The lesson: MD5's 128-bit output isn't enough space to prevent collisions at scale. With birthday-paradox math, you'd expect collisions after about 2^64 operations — but cryptanalytic advances reduced this to roughly 2^18, achievable in seconds on a modern laptop.
What "Broken" Actually Means
"Broken" doesn't mean you can reverse an MD5 hash to find the original input (preimage resistance still holds). It means an attacker can craft two files with the same hash. For a file download integrity check where the attacker controls neither the file nor the published hash, MD5 is technically still fine. But why take the risk when SHA-256 is everywhere?
When MD5 Is Still Fine
Despite its cryptographic weaknesses, MD5 remains widely used in non-security contexts:
- Cache keys: Redis, Memcached, and CDN edge caches use MD5 to fingerprint cache entries. The key space just needs to be large enough to avoid accidental collisions, not resist adversarial ones.
- Content deduplication: Storing files indexed by MD5 hash to avoid duplicates. Even if a collision occurs, the worst case is storing a duplicate — not a security breach.
- Etag generation: HTTP ETags for conditional requests. Browsers don't attack your ETags.
- Quick fingerprinting in logs: Hashing user IDs or IP addresses for anonymized logging where the hash isn't used for authentication.
When You Must Use SHA-256
- Password storage: Always hash passwords with SHA-256 (or better, bcrypt/Argon2) plus a unique salt. Never use plain MD5 or SHA-256 without salt and key stretching.
- Digital signatures: Code signing, TLS certificates, software distribution — all use SHA-256 as the default hash in their signature algorithms.
- Blockchain: Bitcoin, Ethereum, and most blockchains use SHA-256 (or double-SHA-256) as their core hashing primitive.
- File integrity for downloads: When you publish a hash for users to verify, use SHA-256. It's the de facto standard, and every OS ships tools that generate it.
- API authentication: HMAC-SHA256 is the standard for signing API requests (AWS, Stripe, most SaaS platforms).
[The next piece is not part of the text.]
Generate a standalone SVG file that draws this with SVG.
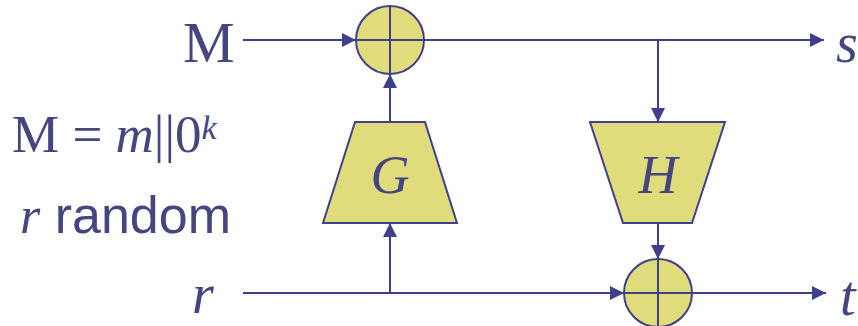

Generating Hashes in Practice
In the terminal:
# MD5
md5sum myfile.zip
# Output: d41d8cd98f00b204e9800998ecf8427e myfile.zip
# SHA-256
sha256sum myfile.zip
# Output: e3b0c44298fc1c149afbf4c8996fb924... myfile.zip
In Python:
import hashlib
data = b"Hello, World!"
md5_hash = hashlib.md5(data).hexdigest()
sha256_hash = hashlib.sha256(data).hexdigest()
print(f"MD5: {md5_hash}")
print(f"SHA-256: {sha256_hash}")
Or skip the code entirely — paste your input into [RiseTop's hash generator](/tools/file-hash-calculator.html) and get instant MD5, SHA-1, SHA-256, and SHA-512 results. It handles both text input and file uploads.
Performance: Does It Matter?
SHA-256 is roughly 2x slower than MD5 on the same hardware. For most applications, this difference is negligible. You're talking about microseconds per hash. Even hashing a 1 GB file takes only a few seconds longer with SHA-256.
The one scenario where speed matters is password hashing — but in that case, you want it to be slow. That's why bcrypt and Argon2 exist: they're intentionally designed to be computationally expensive, making brute-force attacks impractical. Using raw SHA-256 for passwords is better than MD5 but still not ideal.
Key Takeaways
- MD5 is cryptographically broken for collision resistance. Don't use it for security.
- SHA-256 is the default choice for any security-related hashing in 2026.
- MD5 is still useful for non-adversarial contexts like caching, deduplication, and logging.
- For passwords, skip both and use bcrypt or Argon2 with per-user salts.